Recently they took it out because nobody makes pushrod OHV performance V8s anymore. OHC engines have simple lightly loaded valve gear like a flathead.

 

The one weak point on Chrysler built flatheads was the pistons. Old high mileage engines often have broken pistons. I have never been able to account for this and have never heard a good explanation.

 

This usually does not cause any problems, the engine keeps running but with reduced power.

 

The rest of the engine is quite durable for its time. They seem to keep running in an advanced state of wear and neglect and don't even make much noise about it. They just get harder to start and down on power.

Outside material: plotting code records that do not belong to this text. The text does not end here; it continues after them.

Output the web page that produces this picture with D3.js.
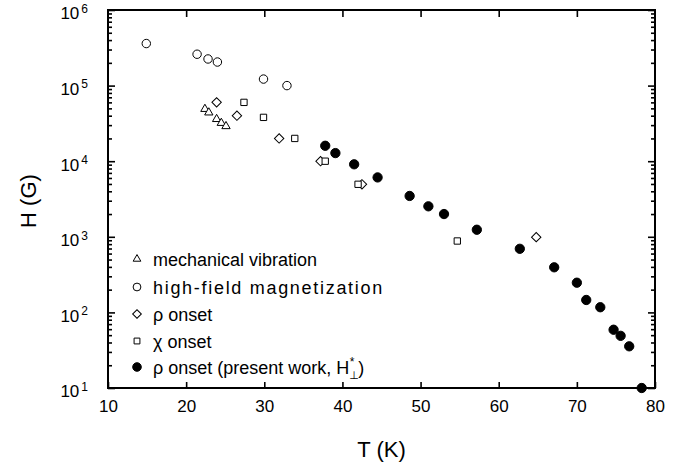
<!DOCTYPE html>
<html>
<head>
<meta charset="utf-8">
<script src="https://cdn.jsdelivr.net/npm/d3@7"></script>
<style>
  html, body { margin: 0; padding: 0; background: #fff; }
  svg { display: block; font-family: "Liberation Sans", Arial, Helvetica, sans-serif; }
</style>
</head>
<body>
<svg id="chart" width="674" height="465"></svg>
<script>
// Critical field H versus temperature T
const mechT = [22.4, 22.9, 23.9, 24.5, 25.1];
const mechH = [4.9e4, 4.4e4, 3.6e4, 3.2e4, 2.9e4];

const magT = [14.9, 21.4, 22.8, 24.0, 29.9, 32.9];
const magH = [3.6e5, 2.6e5, 2.25e5, 2.05e5, 1.22e5, 1.0e5];

const rhoT = [23.9, 26.5, 31.9, 37.2, 42.5, 64.8];
const rhoH = [6.0e4, 4.0e4, 2.0e4, 1.0e4, 4.95e3, 9.9e2];

const chiT = [27.4, 29.9, 33.9, 37.8, 42.0, 54.7];
const chiH = [6.0e4, 3.8e4, 2.0e4, 1.0e4, 4.95e3, 8.8e2];

const presentT = [37.8, 39.1, 41.5, 44.5, 48.6, 51.0, 53.0, 57.2, 62.7, 67.1, 70.0, 71.2, 73.0, 74.7, 75.6, 76.7, 78.3];
const presentH = [1.6e4, 1.28e4, 9.1e3, 6.1e3, 3.47e3, 2.53e3, 2.0e3, 1.24e3, 694, 395, 247, 146, 117, 59, 49, 35.6, 10];

const xTicks = [10, 20, 30, 40, 50, 60, 70, 80];
const yExponents = [1, 2, 3, 4, 5, 6];

const legendLabels = [
  "mechanical vibration",
  "high-field magnetization",
  "ρ onset",
  "χ onset",
  "ρ onset (present work, H"
];

const svg = d3.select("#chart");
const plotLeft = 108, plotRight = 655, plotTop = 10, plotBottom = 388;

const x = d3.scaleLinear().domain([10, 80]).range([plotLeft, plotRight]);
const y = d3.scaleLog().domain([10, 1e6]).range([plotBottom, plotTop]);

const yMajor = yExponents.map(e => Math.pow(10, e));
const yMinor = [];
for (let e = 1; e < 6; e++) for (let m = 2; m <= 9; m++) yMinor.push(m * Math.pow(10, e));

function styleAxis(g) {
  g.select(".domain").remove();
  g.selectAll(".tick line").attr("stroke", "#000").attr("stroke-width", 1.6);
}

// bottom axis with labels
svg.append("g")
  .attr("transform", `translate(0,${plotBottom})`)
  .call(d3.axisBottom(x).tickValues(xTicks).tickSizeInner(-6).tickSizeOuter(0).tickPadding(12).tickFormat(d3.format("d")))
  .call(styleAxis)
  .call(g => g.selectAll("text").attr("font-size", 17).attr("fill", "#000")
    .attr("font-family", "Liberation Sans, Arial, sans-serif"));

// top axis
svg.append("g")
  .attr("transform", `translate(0,${plotTop})`)
  .call(d3.axisTop(x).tickValues(xTicks.slice(1, -1)).tickSizeInner(-7).tickSizeOuter(0).tickFormat(""))
  .call(styleAxis);

// left axis: minor ticks, then major ticks with power labels
svg.append("g")
  .attr("transform", `translate(${plotLeft},0)`)
  .call(d3.axisLeft(y).tickValues(yMinor).tickSizeInner(-4).tickSizeOuter(0).tickFormat(""))
  .call(styleAxis);

svg.append("g")
  .attr("transform", `translate(${plotLeft},0)`)
  .call(d3.axisLeft(y).tickValues(yMajor).tickSizeInner(-7).tickSizeOuter(0).tickPadding(20).tickFormat(""))
  .call(styleAxis)
  .call(g => g.selectAll(".tick text").each(function (d) {
    const t = d3.select(this).attr("font-size", 17).attr("fill", "#000").attr("dy", "0.52em")
      .attr("font-family", "Liberation Sans, Arial, sans-serif");
    t.append("tspan").text("10");
    t.append("tspan").attr("font-size", 12).attr("dx", 2).attr("dy", -6.5).text(Math.round(Math.log10(d)));
  }));

// right axis
svg.append("g")
  .attr("transform", `translate(${plotRight},0)`)
  .call(d3.axisRight(y).tickValues(yMinor).tickSizeInner(-4).tickSizeOuter(0).tickFormat(""))
  .call(styleAxis);
svg.append("g")
  .attr("transform", `translate(${plotRight},0)`)
  .call(d3.axisRight(y).tickValues(yMajor).tickSizeInner(-7).tickSizeOuter(0).tickFormat(""))
  .call(styleAxis);

// frame
svg.append("rect")
  .attr("x", plotLeft).attr("y", plotTop)
  .attr("width", plotRight - plotLeft).attr("height", plotBottom - plotTop)
  .attr("fill", "none").attr("stroke", "#000").attr("stroke-width", 2);

// axis titles
svg.append("text")
  .attr("x", (plotLeft + plotRight) / 2).attr("y", 457)
  .attr("text-anchor", "middle").attr("font-size", 22).text("T (K)");
svg.append("text")
  .attr("transform", "translate(36,201) rotate(-90)")
  .attr("text-anchor", "middle").attr("font-size", 22).text("H (G)");

// marker shapes
const shapes = [
  { type: d3.symbolTriangle, size: 30, rot: 0, fill: "#fff" },
  { type: d3.symbolCircle, size: 56, rot: 0, fill: "#fff" },
  { type: d3.symbolSquare, size: 44, rot: 45, fill: "#fff" },
  { type: d3.symbolSquare, size: 40, rot: 0, fill: "#fff" },
  { type: d3.symbolCircle, size: 68, rot: 0, fill: "#000" }
];

const seriesList = [
  [mechT, mechH],
  [magT, magH],
  [rhoT, rhoH],
  [chiT, chiH],
  [presentT, presentH]
];

seriesList.forEach(([ts, hs], i) => {
  const s = shapes[i];
  const pts = ts.map((t, j) => ({ t, h: hs[j] }));
  svg.append("g").selectAll("path").data(pts).join("path")
    .attr("d", d3.symbol().type(s.type).size(s.size))
    .attr("transform", d => `translate(${x(d.t)},${y(d.h)}) rotate(${s.rot})`)
    .attr("fill", s.fill).attr("stroke", "#000").attr("stroke-width", 1);
});

// legend
const legendRows = [259, 287, 314, 341, 367];
const legend = svg.append("g");
legendLabels.forEach((label, i) => {
  const s = shapes[i];
  legend.append("path")
    .attr("d", d3.symbol().type(s.type).size(s.size * 0.85))
    .attr("transform", `translate(137,${legendRows[i]}) rotate(${s.rot})`)
    .attr("fill", s.fill).attr("stroke", "#000").attr("stroke-width", 1);
  const base = legendRows[i] + 7;
  const txt = legend.append("text")
    .attr("x", 153).attr("y", base)
    .attr("font-size", 18).attr("fill", "#000")
    .text(label);
  if (i === 1) txt.attr("letter-spacing", 1.7);
  if (i === 4) {
    // H*⊥ : star raised, perpendicular sign lowered, then the closing bracket
    const endX = 153 + txt.node().getComputedTextLength();
    legend.append("text").attr("x", endX + 0.5).attr("y", base - 8)
      .attr("font-size", 12).attr("fill", "#000").text("*");
    legend.append("text").attr("x", endX).attr("y", base + 5)
      .attr("font-size", 11).attr("fill", "#000")
      .attr("font-family", "DejaVu Sans, sans-serif").text("⊥");
    legend.append("text").attr("x", endX + 9).attr("y", base)
      .attr("font-size", 18).attr("fill", "#000").text(")");
  }
});
</script>
</body>
</html>
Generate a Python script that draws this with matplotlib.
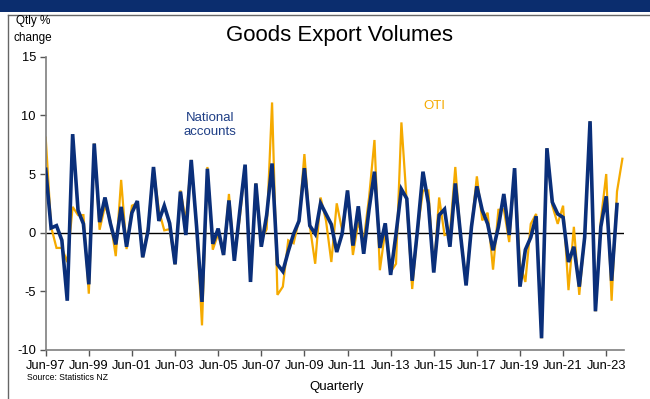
import matplotlib
matplotlib.use("Agg")
import matplotlib.pyplot as plt
from matplotlib.patches import Rectangle
from matplotlib.lines import Line2D
import numpy as np

plt.rcParams['font.family'] = ['Liberation Sans', 'DejaVu Sans']

# Quarterly % change, starting Jun-97
national_accounts = [
    5.4, 0.4, 0.6, -0.65, -5.8, 8.4, 1.9, 0.75, -4.4, 7.6,
    0.9, 3.0, 0.8, -1.0, 2.2, -1.2, 1.7, 2.7, -2.1, 0.2,
    5.6, 1.0, 2.3, 0.8, -2.7, 3.5, -0.2, 6.2, 0.5, -5.9,
    5.45, -0.95, 0.35, -1.9, 2.75, -2.4, 1.8, 5.8, -4.2, 4.2,
    -1.2, 1.5, 5.9, -2.7, -3.3, -1.6, -0.1, 1.0, 5.5, 0.6,
    -0.1, 2.5, 1.6, 0.7, -1.65, -0.1, 3.6, -1.1, 2.25, -1.8,
    2.0, 5.2, -1.3, 0.8, -3.6, -0.1, 3.7, 2.9, -4.1, 0.3,
    5.2, 2.5, -3.4, 1.5, 2.0, -1.2, 4.2, -0.3, -4.5, 0.5,
    3.95, 1.9, 0.75, -1.5, 0.5, 3.3, -0.2, 5.5, -4.6, -1.45,
    -0.4, 1.4, -9.0, 7.2, 2.6, 1.6, 1.3, -2.5, -1.2, -4.6,
    -0.4, 9.5, -6.7, 0.5, 3.1, -4.1, 2.4,
]
oti = [
    8.1, 0.5, -1.3, -1.3, -2.5, 2.2, 1.5, 1.5, -5.2, 7.6,
    0.25, 2.3, 1.0, -2.0, 4.5, -1.4, 2.3, 2.5, -2.1, 0.5,
    5.5, 1.9, 0.2, 0.3, -2.7, 3.6, 1.0, 6.2, 0.5, -7.9,
    5.6, -1.45, -0.1, -1.9, 3.3, -2.2, 1.2, 5.7, -4.2, 4.2,
    -0.6, 0.3, 11.1, -5.3, -4.6, -0.65, -0.9, 1.1, 6.7, 0.6,
    -2.65, 3.0, 1.05, -2.5, 2.5, 0.2, 3.6, -1.9, 0.9, -0.65,
    3.0, 7.9, -3.2, 0.2, -3.35, -2.65, 9.4, 2.5, -4.8, 0.2,
    3.6, 3.6, -3.35, 3.0, -0.2, -0.1, 5.6, -0.4, -4.1, 0.5,
    4.8, 1.05, 1.7, -3.15, 1.95, 2.0, -0.8, 5.3, -2.6, -4.2,
    0.75, 1.6, -9.0, 7.2, 2.3, 0.75, 2.3, -4.9, 0.5, -5.3,
    -0.4, 9.5, -6.7, 1.05, 5.0, -5.8, 3.5, 6.3,
]
tick_labels = ["Jun-97", "Jun-99", "Jun-01", "Jun-03", "Jun-05", "Jun-07", "Jun-09",
               "Jun-11", "Jun-13", "Jun-15", "Jun-17", "Jun-19", "Jun-21", "Jun-23"]
y_ticks = [-10, -5, 0, 5, 10, 15]

W, H = 650, 399
fig = plt.figure(figsize=(W / 100, H / 100), dpi=100)

# banner and frame
fig.patches.append(Rectangle((0, 1 - 12 / H), 1, 12 / H, transform=fig.transFigure,
                             facecolor='#0b2d6e', edgecolor='none'))
fig.lines.append(Line2D([7.5 / W, 7.5 / W], [0, 1 - 14.5 / H], transform=fig.transFigure,
                        color='#666666', lw=1.0))
fig.lines.append(Line2D([7.5 / W, 1], [1 - 14.5 / H, 1 - 14.5 / H], transform=fig.transFigure,
                        color='#666666', lw=1.0))

left, right = 45.7, 624
top, bottom = 56.7, 350
ax = fig.add_axes([left / W, 1 - bottom / H, (right - left) / W, (bottom - top) / H])

x_na = np.arange(len(national_accounts))
x_oti = np.arange(len(oti))
ax.axhline(0, color='black', lw=1.0, zorder=1)
ax.plot(x_oti, oti, color='#F5AA00', lw=1.6, zorder=2, solid_joinstyle='miter')
ax.plot(x_na, national_accounts, color='#0A2F7A', lw=2.6, zorder=3, solid_joinstyle='miter')

ax.set_ylim(-10, 15)
ax.set_yticks(y_ticks)
ax.set_yticklabels([str(v) for v in y_ticks])
ax.set_xlim(0, 107.3)
ax.set_xticks(np.arange(0, 8 * len(tick_labels), 8))
ax.set_xticklabels(tick_labels)

for s in ['top', 'right']:
    ax.spines[s].set_visible(False)
for s in ['left', 'bottom']:
    ax.spines[s].set_color('#7f7f7f')
    ax.spines[s].set_linewidth(1.2)
ax.tick_params(axis='both', direction='out', length=4, width=1, color='#555555',
               labelsize=9.3, labelcolor='black', pad=3)

fig.text(33 / W, 1 - 21 / H, "Qtly %", ha='center', va='center', fontsize=8.5)
fig.text(33 / W, 1 - 38 / H, "change", ha='center', va='center', fontsize=8.5)
fig.text(340 / W, 1 - 35 / H, "Goods Export Volumes", ha='center', va='center', fontsize=16)
fig.text(210 / W, 1 - 125 / H, "National\naccounts", ha='center', va='center',
         fontsize=9.5, color='#1F3F86', linespacing=1.2)
fig.text(434 / W, 1 - 106 / H, "OTI", ha='center', va='center', fontsize=9.5, color='#F5AA00')
fig.text(27 / W, 1 - 378 / H, "Source: Statistics NZ", ha='left', va='center', fontsize=6.2)
fig.text(337 / W, 1 - 387 / H, "Quarterly", ha='center', va='center', fontsize=9.5)

fig.savefig("out.png", dpi=100)
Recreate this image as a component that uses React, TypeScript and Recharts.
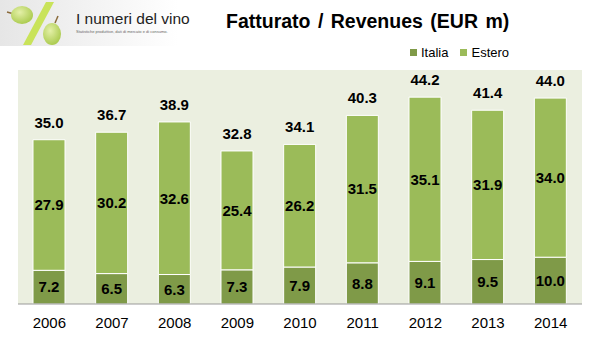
import React from 'react';
import { BarChart, Bar, XAxis, YAxis, CartesianGrid, LabelList } from 'recharts';

const YEARS = ['2006', '2007', '2008', '2009', '2010', '2011', '2012', '2013', '2014'];
const ITALIA = [7.2, 6.5, 6.3, 7.3, 7.9, 8.8, 9.1, 9.5, 10.0];
const ESTERO = [27.9, 30.2, 32.6, 25.4, 26.2, 31.5, 35.1, 31.9, 34.0];
const TOTALS = [35.0, 36.7, 38.9, 32.8, 34.1, 40.3, 44.2, 41.4, 44.0];

const data = YEARS.map((year, i) => ({
  year,
  italia: ITALIA[i],
  estero: ESTERO[i],
  total: TOTALS[i],
}));

const DARK = '#7F9A48';
const LIGHT = '#9BBB59';
const FONT = 'Arial, "Liberation Sans", sans-serif';

const fmt = (v: any) => Number(v).toFixed(1);

const Logo = () => (
  <svg width={220} height={48} style={{ position: 'absolute', left: 0, top: 0 }}>
    <defs>
      <linearGradient id="logoBg" x1="0" y1="0" x2="1" y2="0">
        <stop offset="0%" stopColor="#e6e6e6" />
        <stop offset="100%" stopColor="#ffffff" />
      </linearGradient>
      <radialGradient id="grape" cx="0.4" cy="0.35" r="0.7">
        <stop offset="0%" stopColor="#e4f0a8" />
        <stop offset="100%" stopColor="#a8c94a" />
      </radialGradient>
    </defs>
    <rect x={0} y={0} width={178} height={46} fill="url(#logoBg)" />
    <polygon points="46,2 54,2 31,45 23,45" fill="#c9e35a" />
    <line x1={7} y1={12} x2={14} y2={14} stroke="#8a6a3a" strokeWidth={1.5} />
    <ellipse cx={22} cy={15} rx={11} ry={9} fill="url(#grape)" />
    <line x1={58} y1={16} x2={55} y2={23} stroke="#8a6a3a" strokeWidth={1.5} />
    <ellipse cx={52} cy={34} rx={9} ry={11} fill="url(#grape)" />
    <text x={76} y={24} fontFamily={FONT} fontSize={15.5} fill="#222">I numeri del vino</text>
    <text x={76} y={33} fontFamily={FONT} fontSize={4} fill="#666">Statistiche produttive, dati di mercato e di consumo.</text>
  </svg>
);

export default function App() {
  return (
    <div style={{ position: 'absolute', left: 0, top: 0, width: 602, height: 358, background: '#fff', fontFamily: FONT }}>
      <BarChart width={602} height={358} data={data} margin={{ top: 70, right: 20, left: 18, bottom: 24 }} barSize={32}>
        <CartesianGrid fill="#EBEFE0" stroke="none" horizontal={false} vertical={false} />
        <XAxis
          dataKey="year"
          axisLine={{ stroke: '#999' }}
          tickLine={false}
          height={30}
          tickMargin={7}
          tick={{ fontSize: 15, fill: '#000', fontFamily: FONT }}
        />
        <YAxis hide domain={[0, 50]} />
        <Bar dataKey="italia" stackId="a" fill={DARK} stroke="#fff" strokeWidth={1} isAnimationActive={false}>
          <LabelList dataKey="italia" position="center" formatter={fmt} style={{ fontSize: 15, fontWeight: 'bold', fill: '#000', fontFamily: FONT }} />
        </Bar>
        <Bar dataKey="estero" stackId="a" fill={LIGHT} stroke="#fff" strokeWidth={1} isAnimationActive={false}>
          <LabelList dataKey="estero" position="center" formatter={fmt} style={{ fontSize: 15, fontWeight: 'bold', fill: '#000', fontFamily: FONT }} />
          <LabelList dataKey="total" position="top" offset={12} formatter={fmt} style={{ fontSize: 15, fontWeight: 'bold', fill: '#000', fontFamily: FONT }} />
        </Bar>
      </BarChart>
      <Logo />
      <div style={{ position: 'absolute', left: 226, top: 10, fontSize: 19.5, fontWeight: 'bold', color: '#000', whiteSpace: 'nowrap', wordSpacing: 2 }}>
        Fatturato / Revenues (EUR m)
      </div>
      <div style={{ position: 'absolute', left: 410, top: 45, fontSize: 13, color: '#000', display: 'flex', alignItems: 'center', whiteSpace: 'nowrap' }}>
        <span style={{ width: 7, height: 7, background: DARK, display: 'inline-block', marginRight: 4 }} />
        <span>Italia</span>
        <span style={{ width: 7, height: 7, background: LIGHT, display: 'inline-block', marginLeft: 12, marginRight: 4 }} />
        <span>Estero</span>
      </div>
    </div>
  );
}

I have seen old worn out Chrysler sixes on their last legs that made less noise than a newly rebuilt Chev six.

 

Again, I refer you to the web page posted above about the 1951 DeSoto Suburban 8 pass sedan, and the owner's experience over 185,000 miles of service. This car was always well maintained and the engine rebuilt after 85,000 miles. This was typical engine life for the times. With modern rings, valves and filters you could probably extend that, maybe double it.

 

I doubt you are interested in driving your 'special' more than 85,000 miles anyway.

 

I don't know what you mean by the oil pump gear drive. The engine's oil pump is on the right side and does not get in the way. If you mean an accessory pump unique to your engine just take it off.